## START

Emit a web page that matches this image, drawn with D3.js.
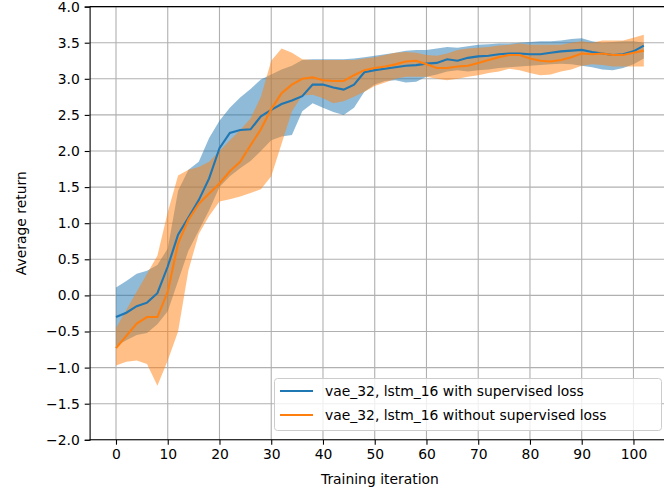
<!DOCTYPE html>
<html>
<head>
<meta charset="utf-8">
<script src="https://cdn.jsdelivr.net/npm/d3@7"></script>
<style>
  body { margin: 0; background: #fff; }
  svg { display: block; font-family: "DejaVu Sans", sans-serif; }
</style>
</head>
<body>
<svg id="chart" width="664" height="495"></svg>
<script>
var iterations = [0, 2, 4, 6, 8, 10, 12, 14, 16, 18, 20, 22, 24, 26, 28, 30, 32, 34, 36, 38,
  40, 42, 44, 46, 48, 50, 52, 54, 56, 58, 60, 62, 64, 66, 68, 70, 72, 74, 76, 78,
  80, 82, 84, 86, 88, 90, 92, 94, 96, 98, 100, 102];

// with supervised loss
var supMean = [-0.30, -0.24, -0.15, -0.10, 0.03, 0.40, 0.84, 1.08, 1.32, 1.62, 2.04, 2.25, 2.29, 2.30, 2.48, 2.57, 2.65, 2.70, 2.76, 2.92,
  2.92, 2.88, 2.85, 2.92, 3.09, 3.12, 3.14, 3.16, 3.18, 3.19, 3.21, 3.22, 3.27, 3.25, 3.29, 3.31, 3.32, 3.34, 3.35, 3.35,
  3.34, 3.34, 3.36, 3.38, 3.39, 3.40, 3.37, 3.35, 3.33, 3.34, 3.38, 3.46];
var supUpper = [0.11, 0.20, 0.30, 0.34, 0.42, 0.65, 1.45, 1.74, 1.85, 2.18, 2.42, 2.60, 2.74, 2.86, 2.99, 3.06, 3.13, 3.18, 3.26, 3.27,
  3.27, 3.27, 3.27, 3.28, 3.30, 3.32, 3.34, 3.36, 3.39, 3.40, 3.40, 3.42, 3.44, 3.43, 3.45, 3.47, 3.48, 3.49, 3.49, 3.50,
  3.51, 3.52, 3.52, 3.53, 3.55, 3.56, 3.52, 3.50, 3.51, 3.52, 3.52, 3.50];
var supLower = [-0.70, -0.62, -0.55, -0.52, -0.40, -0.22, 0.20, 0.62, 0.90, 1.18, 1.50, 1.65, 1.76, 1.86, 2.00, 2.15, 2.20, 2.22, 2.55, 2.66,
  2.60, 2.54, 2.50, 2.60, 2.82, 2.92, 2.97, 2.98, 2.95, 2.96, 3.03, 3.06, 3.10, 3.12, 3.10, 3.12, 3.13, 3.15, 3.16, 3.17,
  3.18, 3.19, 3.20, 3.21, 3.20, 3.18, 3.16, 3.13, 3.12, 3.15, 3.20, 3.28];

// without supervised loss
var unsupMean = [-0.73, -0.56, -0.39, -0.30, -0.30, 0.05, 0.72, 1.05, 1.27, 1.41, 1.55, 1.72, 1.85, 2.08, 2.30, 2.58, 2.80, 2.92, 3.00, 3.02,
  2.98, 2.97, 2.97, 3.05, 3.12, 3.15, 3.17, 3.20, 3.24, 3.25, 3.20, 3.15, 3.15, 3.17, 3.18, 3.22, 3.26, 3.30, 3.33, 3.33,
  3.28, 3.25, 3.24, 3.26, 3.30, 3.35, 3.34, 3.35, 3.33, 3.33, 3.36, 3.39];
var unsupUpper = [-0.45, -0.20, 0.05, 0.30, 0.55, 1.15, 1.66, 1.74, 1.78, 1.85, 2.00, 2.15, 2.29, 2.45, 2.75, 3.25, 3.42, 3.36, 3.27, 3.26,
  3.26, 3.26, 3.26, 3.26, 3.28, 3.30, 3.33, 3.36, 3.37, 3.36, 3.33, 3.32, 3.35, 3.40, 3.42, 3.43, 3.44, 3.46, 3.47, 3.49,
  3.47, 3.47, 3.47, 3.47, 3.50, 3.52, 3.50, 3.53, 3.53, 3.53, 3.57, 3.61];
var unsupLower = [-0.97, -0.92, -0.90, -0.95, -1.25, -0.90, -0.50, 0.35, 0.85, 1.10, 1.30, 1.33, 1.37, 1.42, 1.47, 1.65, 2.10, 2.55, 2.77, 2.78,
  2.73, 2.66, 2.69, 2.75, 2.82, 2.90, 2.95, 3.00, 3.03, 3.03, 3.03, 3.00, 2.98, 3.00, 3.03, 3.05, 3.08, 3.10, 3.14, 3.12,
  3.08, 3.05, 3.06, 3.10, 3.13, 3.18, 3.20, 3.19, 3.17, 3.17, 3.17, 3.17];

var xTicks = [0, 10, 20, 30, 40, 50, 60, 70, 80, 90, 100];
var yTicks = [-2.0, -1.5, -1.0, -0.5, 0.0, 0.5, 1.0, 1.5, 2.0, 2.5, 3.0, 3.5, 4.0];
var labels = ['vae_32, lstm_16 with supervised loss', 'vae_32, lstm_16 without supervised loss'];

var blue = '#1f77b4', orange = '#ff7f0e';

var svg = d3.select('#chart');
var padL = 89.6, padR = 670.2, padT = 6.6, padB = 439.8;

var x = d3.scaleLinear().domain([-5.1, 107.1]).range([padL, padR]);
var y = d3.scaleLinear().domain([-2, 4]).range([padB, padT]);

// grid
svg.append('g')
    .selectAll('line')
    .data(xTicks)
    .enter()
    .append('line')
    .attr('x1', function(d) { return x(d); })
    .attr('x2', function(d) { return x(d); })
    .attr('y1', padT).attr('y2', padB)
    .attr('stroke', '#b0b0b0').attr('stroke-width', 1.1);
svg.append('g')
    .selectAll('line')
    .data(yTicks)
    .enter()
    .append('line')
    .attr('x1', padL).attr('x2', padR)
    .attr('y1', function(d) { return y(d); })
    .attr('y2', function(d) { return y(d); })
    .attr('stroke', '#b0b0b0').attr('stroke-width', 1.1);

function band(lo, hi) {
  return d3.area()
      .x(function(d, i) { return x(iterations[i]); })
      .y0(function(d, i) { return y(lo[i]); })
      .y1(function(d, i) { return y(hi[i]); })(iterations);
}
function line(vals) {
  return d3.line()
      .x(function(d, i) { return x(iterations[i]); })
      .y(function(d) { return y(d); })(vals);
}

svg.append('path').attr('d', band(supLower, supUpper)).attr('fill', blue).attr('fill-opacity', 0.5);
svg.append('path').attr('d', band(unsupLower, unsupUpper)).attr('fill', orange).attr('fill-opacity', 0.5);
svg.append('path').attr('d', line(supMean)).attr('fill', 'none').attr('stroke', blue).attr('stroke-width', 2.1);
svg.append('path').attr('d', line(unsupMean)).attr('fill', 'none').attr('stroke', orange).attr('stroke-width', 2.1);

// axes
var fmt = function(d) { return d3.format('.1f')(d).replace('-', '\u2212'); };
var xAxis = svg.append('g')
    .attr('transform', 'translate(0,' + padB + ')')
    .call(d3.axisBottom(x).tickValues(xTicks).tickSizeOuter(0).tickSize(4.9).tickPadding(4.9));
var yAxis = svg.append('g')
    .attr('transform', 'translate(' + padL + ',0)')
    .call(d3.axisLeft(y).tickValues(yTicks).tickFormat(fmt).tickSizeOuter(0).tickSize(4.9).tickPadding(4.9));
[xAxis, yAxis].forEach(function(a) {
  a.select('.domain').attr('stroke', '#000').attr('stroke-width', 1.1);
  a.selectAll('.tick line').attr('stroke', '#000').attr('stroke-width', 1.1);
  a.selectAll('.tick text').attr('fill', '#000').style('font-size', '13.9px').style('font-family', 'DejaVu Sans');
});
xAxis.select('.domain').attr('d', 'M' + padL + ',0H' + 664);
svg.append('line').attr('x1', padL).attr('x2', 664).attr('y1', padT).attr('y2', padT)
    .attr('stroke', '#000').attr('stroke-width', 1.1);

svg.append('text')
    .attr('x', (padL + padR) / 2).attr('y', 484)
    .attr('text-anchor', 'middle')
    .style('font-size', '13.9px')
    .text('Training iteration');
svg.append('text')
    .attr('transform', 'translate(26,' + (padT + padB) / 2 + ') rotate(-90)')
    .attr('text-anchor', 'middle')
    .style('font-size', '13.9px')
    .text('Average return');

// legend
var legend = svg.append('g');
legend.append('rect')
    .attr('x', 274.5).attr('y', 378.5).attr('width', 387).attr('height', 52)
    .attr('rx', 3).attr('fill', '#fff').attr('fill-opacity', 0.8)
    .attr('stroke', '#cccccc').attr('stroke-width', 1);
legend.selectAll('g')
    .data(labels)
    .enter()
    .append('g')
    .each(function(d, i) {
      var g = d3.select(this);
      var ly = 391 + i * 24;
      g.append('line').attr('x1', 280).attr('x2', 313).attr('y1', ly).attr('y2', ly)
          .attr('stroke', i === 0 ? blue : orange).attr('stroke-width', 2.1);
      g.append('text').attr('x', 325).attr('y', ly + 5)
          .style('font-size', '13.9px').text(d);
    });
</script>
</body>
</html>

## END

:: EXERCISE BRIEF ::
Your task is to reproduce exactly the lines from the start of the data above through the line containing "98, 100, 102];", leaving every picture out.

:: TASK RESULT ::
Emit a web page that matches this image, drawn with D3.js.
<!DOCTYPE html>
<html>
<head>
<meta charset="utf-8">
<script src="https://cdn.jsdelivr.net/npm/d3@7"></script>
<style>
  body { margin: 0; background: #fff; }
  svg { display: block; font-family: "DejaVu Sans", sans-serif; }
</style>
</head>
<body>
<svg id="chart" width="664" height="495"></svg>
<script>
var iterations = [0, 2, 4, 6, 8, 10, 12, 14, 16, 18, 20, 22, 24, 26, 28, 30, 32, 34, 36, 38,
  40, 42, 44, 46, 48, 50, 52, 54, 56, 58, 60, 62, 64, 66, 68, 70, 72, 74, 76, 78,
  80, 82, 84, 86, 88, 90, 92, 94, 96, 98, 100, 102];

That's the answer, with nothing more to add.